Output the lines below exactly, please, from the first line until the line with "from matplotlib.ticker import FuncFormatter", counting both.

▼

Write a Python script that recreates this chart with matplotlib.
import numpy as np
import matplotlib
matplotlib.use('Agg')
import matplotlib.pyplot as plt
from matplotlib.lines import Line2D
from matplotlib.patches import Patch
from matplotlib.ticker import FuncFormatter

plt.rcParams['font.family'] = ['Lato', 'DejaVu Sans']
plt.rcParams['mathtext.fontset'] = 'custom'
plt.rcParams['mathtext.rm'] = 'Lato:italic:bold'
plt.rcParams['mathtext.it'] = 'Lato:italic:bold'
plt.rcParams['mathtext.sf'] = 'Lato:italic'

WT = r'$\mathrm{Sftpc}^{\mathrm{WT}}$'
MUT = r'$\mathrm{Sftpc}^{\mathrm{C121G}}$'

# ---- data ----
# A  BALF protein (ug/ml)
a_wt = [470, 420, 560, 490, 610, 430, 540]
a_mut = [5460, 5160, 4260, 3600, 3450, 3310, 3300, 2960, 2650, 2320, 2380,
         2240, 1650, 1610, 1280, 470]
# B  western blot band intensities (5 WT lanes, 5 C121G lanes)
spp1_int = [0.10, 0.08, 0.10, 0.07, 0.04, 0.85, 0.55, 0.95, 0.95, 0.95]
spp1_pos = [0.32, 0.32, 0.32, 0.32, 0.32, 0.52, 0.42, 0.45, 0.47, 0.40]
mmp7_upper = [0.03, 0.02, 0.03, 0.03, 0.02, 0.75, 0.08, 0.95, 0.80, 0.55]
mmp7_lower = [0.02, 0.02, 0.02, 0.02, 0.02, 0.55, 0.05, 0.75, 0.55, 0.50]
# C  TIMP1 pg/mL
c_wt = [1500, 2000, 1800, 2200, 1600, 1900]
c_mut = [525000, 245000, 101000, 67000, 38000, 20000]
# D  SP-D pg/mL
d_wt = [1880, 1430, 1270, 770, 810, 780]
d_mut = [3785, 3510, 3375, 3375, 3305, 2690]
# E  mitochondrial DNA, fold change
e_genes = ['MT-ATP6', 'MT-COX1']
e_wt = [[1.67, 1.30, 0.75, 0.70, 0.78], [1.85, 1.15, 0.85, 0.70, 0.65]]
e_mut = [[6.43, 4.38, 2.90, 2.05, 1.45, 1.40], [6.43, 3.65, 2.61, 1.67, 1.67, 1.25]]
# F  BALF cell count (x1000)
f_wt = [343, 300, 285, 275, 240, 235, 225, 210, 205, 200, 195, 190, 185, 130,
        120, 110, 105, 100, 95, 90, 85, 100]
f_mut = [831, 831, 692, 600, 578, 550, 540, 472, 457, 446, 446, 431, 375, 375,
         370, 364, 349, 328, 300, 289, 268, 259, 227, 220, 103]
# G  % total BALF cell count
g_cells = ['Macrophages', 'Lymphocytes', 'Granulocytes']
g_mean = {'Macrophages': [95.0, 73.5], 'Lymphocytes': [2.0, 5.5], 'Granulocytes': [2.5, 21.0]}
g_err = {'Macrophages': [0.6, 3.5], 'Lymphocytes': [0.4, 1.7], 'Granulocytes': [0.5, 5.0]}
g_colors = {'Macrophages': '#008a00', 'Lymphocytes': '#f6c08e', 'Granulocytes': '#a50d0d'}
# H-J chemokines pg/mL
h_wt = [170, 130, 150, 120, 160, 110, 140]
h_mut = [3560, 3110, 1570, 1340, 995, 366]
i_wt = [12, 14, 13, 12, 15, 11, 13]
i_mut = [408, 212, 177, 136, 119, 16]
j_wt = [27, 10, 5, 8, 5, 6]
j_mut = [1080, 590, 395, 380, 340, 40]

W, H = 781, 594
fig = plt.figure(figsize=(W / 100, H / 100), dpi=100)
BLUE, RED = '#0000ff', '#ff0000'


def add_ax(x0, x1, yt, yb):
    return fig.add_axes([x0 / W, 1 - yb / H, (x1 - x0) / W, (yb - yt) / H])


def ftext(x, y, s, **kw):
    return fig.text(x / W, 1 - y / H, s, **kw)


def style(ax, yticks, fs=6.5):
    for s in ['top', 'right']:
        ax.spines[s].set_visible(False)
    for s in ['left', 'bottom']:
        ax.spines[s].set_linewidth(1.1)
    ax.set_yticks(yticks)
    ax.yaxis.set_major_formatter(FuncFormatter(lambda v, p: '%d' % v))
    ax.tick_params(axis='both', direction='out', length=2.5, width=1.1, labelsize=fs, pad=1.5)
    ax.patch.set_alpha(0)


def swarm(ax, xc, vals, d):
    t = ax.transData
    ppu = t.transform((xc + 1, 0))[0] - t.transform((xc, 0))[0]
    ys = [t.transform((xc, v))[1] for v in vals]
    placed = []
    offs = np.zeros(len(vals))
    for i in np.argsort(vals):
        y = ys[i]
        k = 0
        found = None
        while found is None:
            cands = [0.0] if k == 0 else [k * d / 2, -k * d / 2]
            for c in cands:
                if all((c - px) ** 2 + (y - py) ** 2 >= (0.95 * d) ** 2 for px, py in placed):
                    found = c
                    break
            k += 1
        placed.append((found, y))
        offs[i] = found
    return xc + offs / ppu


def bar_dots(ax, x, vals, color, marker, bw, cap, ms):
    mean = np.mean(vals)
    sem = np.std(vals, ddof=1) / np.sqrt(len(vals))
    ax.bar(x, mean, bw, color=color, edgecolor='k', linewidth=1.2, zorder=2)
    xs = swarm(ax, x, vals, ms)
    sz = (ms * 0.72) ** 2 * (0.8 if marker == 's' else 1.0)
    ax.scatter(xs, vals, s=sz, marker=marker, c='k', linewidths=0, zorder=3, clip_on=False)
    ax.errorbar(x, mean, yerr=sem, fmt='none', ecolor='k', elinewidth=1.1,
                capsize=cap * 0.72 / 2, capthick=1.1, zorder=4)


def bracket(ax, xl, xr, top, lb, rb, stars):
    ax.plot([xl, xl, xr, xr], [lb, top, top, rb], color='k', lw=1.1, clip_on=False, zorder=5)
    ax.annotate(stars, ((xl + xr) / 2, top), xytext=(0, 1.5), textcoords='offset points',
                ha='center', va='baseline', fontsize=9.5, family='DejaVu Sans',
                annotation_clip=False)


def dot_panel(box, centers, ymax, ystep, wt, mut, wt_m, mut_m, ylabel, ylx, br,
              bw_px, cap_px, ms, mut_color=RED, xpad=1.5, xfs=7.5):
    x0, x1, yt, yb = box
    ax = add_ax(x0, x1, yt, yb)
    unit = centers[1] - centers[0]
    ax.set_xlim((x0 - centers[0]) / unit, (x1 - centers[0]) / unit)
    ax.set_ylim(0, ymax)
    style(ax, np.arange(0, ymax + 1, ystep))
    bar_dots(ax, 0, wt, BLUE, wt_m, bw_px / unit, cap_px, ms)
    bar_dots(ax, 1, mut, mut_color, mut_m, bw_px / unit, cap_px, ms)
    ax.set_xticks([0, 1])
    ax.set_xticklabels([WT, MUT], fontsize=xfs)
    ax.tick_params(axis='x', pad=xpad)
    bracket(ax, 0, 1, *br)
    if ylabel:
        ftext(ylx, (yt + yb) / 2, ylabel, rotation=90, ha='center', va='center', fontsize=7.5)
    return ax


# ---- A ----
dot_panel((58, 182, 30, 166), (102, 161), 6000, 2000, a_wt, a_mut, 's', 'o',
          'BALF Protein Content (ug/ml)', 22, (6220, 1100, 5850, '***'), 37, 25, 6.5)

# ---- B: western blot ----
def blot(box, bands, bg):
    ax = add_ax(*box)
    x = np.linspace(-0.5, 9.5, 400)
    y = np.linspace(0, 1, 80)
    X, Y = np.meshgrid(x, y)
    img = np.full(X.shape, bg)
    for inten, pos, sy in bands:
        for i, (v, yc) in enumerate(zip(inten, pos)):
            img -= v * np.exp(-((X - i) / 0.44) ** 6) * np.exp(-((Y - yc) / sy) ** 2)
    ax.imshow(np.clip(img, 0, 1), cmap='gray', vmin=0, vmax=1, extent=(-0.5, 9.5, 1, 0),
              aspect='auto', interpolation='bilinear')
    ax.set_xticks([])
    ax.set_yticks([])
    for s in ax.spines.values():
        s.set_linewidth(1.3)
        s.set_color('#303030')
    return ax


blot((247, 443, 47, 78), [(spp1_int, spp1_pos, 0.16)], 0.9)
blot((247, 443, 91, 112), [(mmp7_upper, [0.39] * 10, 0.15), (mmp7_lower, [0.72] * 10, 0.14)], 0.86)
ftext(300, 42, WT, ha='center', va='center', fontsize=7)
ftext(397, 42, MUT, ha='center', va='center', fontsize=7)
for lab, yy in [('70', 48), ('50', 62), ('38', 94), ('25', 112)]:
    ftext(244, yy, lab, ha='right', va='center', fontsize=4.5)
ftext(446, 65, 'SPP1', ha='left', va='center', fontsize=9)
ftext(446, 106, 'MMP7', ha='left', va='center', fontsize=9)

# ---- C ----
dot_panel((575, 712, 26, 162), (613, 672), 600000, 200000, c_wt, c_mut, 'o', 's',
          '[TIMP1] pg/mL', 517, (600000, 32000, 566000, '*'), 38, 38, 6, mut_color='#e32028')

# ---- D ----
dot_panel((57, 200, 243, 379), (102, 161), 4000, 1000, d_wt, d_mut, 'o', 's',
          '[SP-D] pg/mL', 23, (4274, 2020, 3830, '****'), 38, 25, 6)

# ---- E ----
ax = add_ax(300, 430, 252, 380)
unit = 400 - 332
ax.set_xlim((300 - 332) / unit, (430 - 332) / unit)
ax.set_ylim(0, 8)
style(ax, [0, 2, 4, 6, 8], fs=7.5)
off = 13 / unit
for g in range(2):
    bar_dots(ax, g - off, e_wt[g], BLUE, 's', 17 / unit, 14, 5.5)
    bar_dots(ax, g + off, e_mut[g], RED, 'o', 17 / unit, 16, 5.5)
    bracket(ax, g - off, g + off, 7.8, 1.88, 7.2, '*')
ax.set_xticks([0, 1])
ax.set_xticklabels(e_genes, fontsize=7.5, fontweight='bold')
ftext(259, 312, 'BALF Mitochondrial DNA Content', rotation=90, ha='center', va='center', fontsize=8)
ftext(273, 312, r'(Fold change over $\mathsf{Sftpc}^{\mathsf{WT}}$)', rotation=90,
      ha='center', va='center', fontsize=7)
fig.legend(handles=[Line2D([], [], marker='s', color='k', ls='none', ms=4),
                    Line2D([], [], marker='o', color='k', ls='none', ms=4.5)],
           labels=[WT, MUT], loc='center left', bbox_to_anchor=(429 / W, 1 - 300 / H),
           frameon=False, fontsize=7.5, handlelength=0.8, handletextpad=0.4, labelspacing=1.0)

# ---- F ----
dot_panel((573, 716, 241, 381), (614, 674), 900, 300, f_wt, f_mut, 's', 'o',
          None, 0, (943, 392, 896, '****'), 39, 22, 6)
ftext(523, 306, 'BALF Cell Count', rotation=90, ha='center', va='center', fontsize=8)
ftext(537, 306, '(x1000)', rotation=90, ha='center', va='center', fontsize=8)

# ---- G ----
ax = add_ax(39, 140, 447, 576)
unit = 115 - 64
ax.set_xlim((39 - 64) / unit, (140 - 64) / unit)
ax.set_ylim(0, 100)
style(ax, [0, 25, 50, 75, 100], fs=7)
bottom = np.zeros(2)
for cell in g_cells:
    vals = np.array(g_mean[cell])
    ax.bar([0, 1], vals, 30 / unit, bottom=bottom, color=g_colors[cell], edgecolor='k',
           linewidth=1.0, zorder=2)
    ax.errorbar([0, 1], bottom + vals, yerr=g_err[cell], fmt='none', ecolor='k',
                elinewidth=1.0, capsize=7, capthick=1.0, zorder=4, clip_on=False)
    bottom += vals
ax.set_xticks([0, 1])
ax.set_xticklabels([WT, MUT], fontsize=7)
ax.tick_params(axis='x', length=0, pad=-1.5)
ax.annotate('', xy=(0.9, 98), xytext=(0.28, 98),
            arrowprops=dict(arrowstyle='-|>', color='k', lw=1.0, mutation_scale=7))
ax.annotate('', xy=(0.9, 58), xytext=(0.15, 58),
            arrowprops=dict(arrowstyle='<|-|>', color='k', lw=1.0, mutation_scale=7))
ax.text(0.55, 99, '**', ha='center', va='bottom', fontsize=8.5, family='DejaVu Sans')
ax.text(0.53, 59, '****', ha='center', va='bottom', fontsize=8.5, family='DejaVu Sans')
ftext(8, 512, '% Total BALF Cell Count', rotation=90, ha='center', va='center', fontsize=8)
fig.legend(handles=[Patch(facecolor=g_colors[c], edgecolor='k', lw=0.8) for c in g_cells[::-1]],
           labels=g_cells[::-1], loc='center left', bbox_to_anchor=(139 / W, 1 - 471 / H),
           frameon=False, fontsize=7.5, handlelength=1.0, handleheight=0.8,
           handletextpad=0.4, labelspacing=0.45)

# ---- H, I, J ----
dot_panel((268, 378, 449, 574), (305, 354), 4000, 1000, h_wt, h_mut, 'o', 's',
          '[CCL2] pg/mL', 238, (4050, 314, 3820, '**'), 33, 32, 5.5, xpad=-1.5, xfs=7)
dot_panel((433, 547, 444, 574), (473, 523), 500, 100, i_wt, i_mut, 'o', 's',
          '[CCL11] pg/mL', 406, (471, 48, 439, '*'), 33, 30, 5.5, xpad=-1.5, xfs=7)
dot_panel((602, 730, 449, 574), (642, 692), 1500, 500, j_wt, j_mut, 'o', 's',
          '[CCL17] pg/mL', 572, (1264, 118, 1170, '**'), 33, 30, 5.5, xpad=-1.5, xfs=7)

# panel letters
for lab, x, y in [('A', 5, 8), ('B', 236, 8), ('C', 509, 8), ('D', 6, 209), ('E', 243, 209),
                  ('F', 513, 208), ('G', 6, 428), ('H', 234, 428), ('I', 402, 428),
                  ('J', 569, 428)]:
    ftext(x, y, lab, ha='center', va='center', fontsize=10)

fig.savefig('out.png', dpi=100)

▲

* CORRECT OUTPUT *
Write a Python script that recreates this chart with matplotlib.
import numpy as np
import matplotlib
matplotlib.use('Agg')
import matplotlib.pyplot as plt
from matplotlib.lines import Line2D
from matplotlib.patches import Patch
from matplotlib.ticker import FuncFormatter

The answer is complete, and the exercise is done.